Mi-figue mi-raisin à mi parcours
Ralentissement sur la route d’Itajaí ! La flotte de la 12e édition de la Transat Jacques Vabre se compresse par devant. Les trois premiers IMOCA (Banque Populaire VIII, PRB et Queguiner-Leucémie Espoir) ne sont plus qu’à 250 milles de Sobedo Ultim’ et MACIF, empêtrés dans le Pot au Noir. Derrière, si les Multi50 continuent d’allonger la foulée, les Class40 entre l’île de Madère et l’archipel des Canaries tentent de fuir une dorsale qui se dirige sur leur chemin. Deux phénomènes météorologiques qui vont donner encore plus de piment au match géant qui se déroule en ce moment sur l’Atlantique…
Trimaran SODEBO ULTIM’
Encore 2 300 milles à courir pour les Ultimes, 2 500 pour les IMOCA, 2 700 pour les Multi50 et 3 600 pour les Class40. On vous l’avait dit : la Transat Jacques Vabre a la particularité d’être la plus longue des transats qui n’est jamais existée : 5 400 milles, soit 10 000 km ! Autant dire qu’à mi-parcours, les marins accusent le coup. Jean-Luc Nélias (Sodebo Ultim’) avait une petite voix ce matin à la vacation : « Ca commence à faire grincer les dents, nous sommes fatigués, nous aimerions que ça s’arrête ce Pot au Noir. ». Englués dans le pot pourri, adjectif adopté par les skippers pour parler de la Zone de Convergence Intertropicale, les équipages de Sodebo Ultim’ et MACIF sont sur le pont, à manœuvrer et à barrer pour parer ces changements incessants de direction de vent. Epuisant. Les deux trimarans géants s’observent, se contrôlent même si, comme le dit Jean-Luc Nélias, « c’est la loterie internationale ! » Ce soir, les conditions devraient devenir meilleures. Ce sera alors un grand sprint vers le Brésil…
Vers un nouveau départ dans le Pot en IMOCA
Ca glisse encore pour les monocoques de 60 pieds, mais le trio de tête s’apprête à vivre un grand coup de frein dès ce soir. Banque Populaire VIII, PRB et Queguiner-Leucémie Espoir se tiennent en 26 milles… Un écart qui sera bientôt réduit à une peau de chagrin. Et cela plaît au deux poursuivants du tandem Le Cléac’h/Tabarly, qui naviguent avec l’espoir de sortir en tête du Pot ! « Pour les trois bateaux de tête, le Pot au Noir risque d’être un nouveau départ, il va y avoir un regroupement, il va falloir être habile, c’est une nouvelle course qui commence ! » expliquait ce matin Vincent Riou (skipper de PRB) à la vacation.
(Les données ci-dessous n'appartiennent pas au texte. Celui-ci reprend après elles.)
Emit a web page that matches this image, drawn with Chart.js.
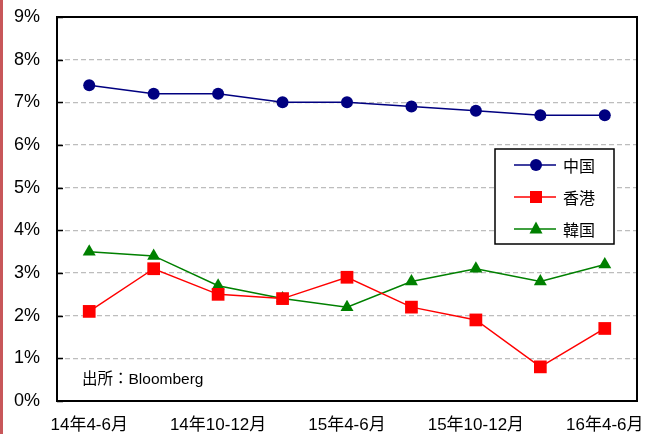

Dans le sillage des premiers IMOCA 60’, le Multi50 FenêtréA Prysmian déboule à plus 20 nœuds tout en affinant sa stratégie d’entrée de Pot, bien content qu’il y ait du monde devant…
Class40 : chamboulement imminent !
Elle se déplace vite et pile sur leur route… La dorsale va sans doute piéger une partie de la flotte des monocoques de 12 mètres. Si Le Conservateur (Yannick Bestaven/Pierre Brasseur) semble bien loti, derrière l’angoisse envahit les cockpit. V and B, Carac-Advanced Energies, Solidaires en Peloton ASERP et Teamwork 40 pourraient bien être très ralentis. Il ne fait aucun doute que les cartes vont être redistribuées la nuit prochaine. Le bateau brésilien Zetra a choisi de piquer au milieu des Canaries pour réparer en mer un problème d’étai. Ils seront probablement les seuls à apprécier cette période de vents calmes…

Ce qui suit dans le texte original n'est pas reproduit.